Anderson and his team were initially inspired by conductive organic materials made with tetrathiafulvalene (TTF). This molecule is made from conjugated rings of sulfur and carbon which allow electrons to delocalize across the structure, making TTF a “voracious π-stacker,” he says. Anderson notes that the conductive properties of polymers made with TTF and metals have been studied before, but the mechanisms underpinning their remarkable conductivity were difficult to parse because of outstanding questions about the molecule’s electronic structure. To address this challenge, Xie, then a graduate student at the University of Chicago, and his colleagues developed a method to synthesize a polymer made of nickel and modified TTF linkers that gave the researchers precise control over the charge state of the metal and other features that affect the distribution of electrons within the material. This innovative synthesis yielded a grey powder that could be pressed into pellets. When they tested the physical properties of these amorphous pellets, the researchers found that the polymer was highly conductive in all directions and stable in air, heat, and even strong acid.

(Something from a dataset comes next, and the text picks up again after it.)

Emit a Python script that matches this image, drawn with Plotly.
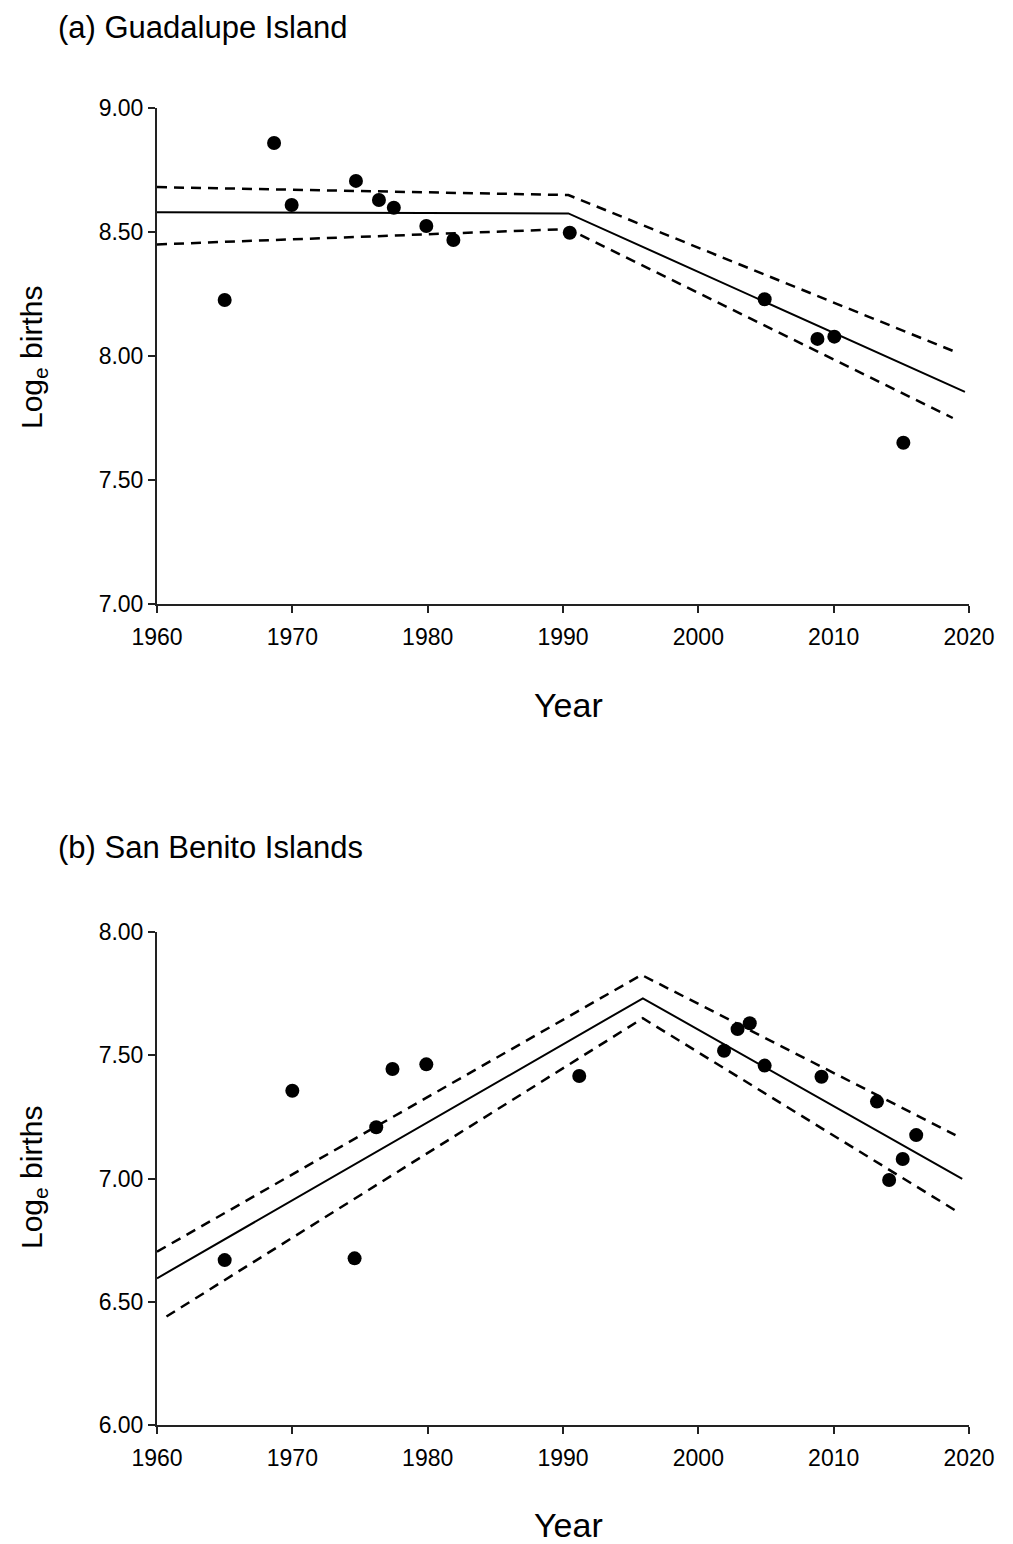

Next, the researchers created computational simulations of the electronic structure of the polymer. These experiments suggested that individual strands exhibit semimetallic conductivity, and the metallic behavior emerges when the strands are bunched together. Xie points to multiple factors that contribute to this metallic property, including strong π-stacking interactions that are unperturbed by the twisting, sliding, and staggering of individual strands. As long as the polymers are touching, their electronic structures form a pipeline for delocalized electrons, much like the band structure of metals, Xie says. An electron can skip over defects in the material “because there’s good molecular overlap in the system,” Anderson says. “The electron can move further than any structural repeat unit in the material, and that’s weird,” he adds.

It’s a simple design that creates “beautiful characteristics” in the macroscopic material that are greater than the sum of each individual part, Betley says. “What’s absolutely wild is that they’re able to achieve that band-like construction using purely molecular building blocks. It’s a remarkable milestone.”

Mircea Dincă, a chemist at the Massachusetts Institute of Technology who was not involved in the research, says “there is long range disorder, but it doesn’t seem to impact the electronic properties at the same extent. So that, to me, is a fundamental question that is interesting and deserves further study.” It’s unlikely that this material will replace metal conductors, but it could open new avenues for applications where existing metal conductors aren’t as good, Dincă says.

Anderson and his team continue to demystify the principles behind their polymer’s rule-breaking properties. He is also working on analogs using other metals and linkers to coax more intriguing properties from this system. “Let’s see how much we can push the material,” Anderson says.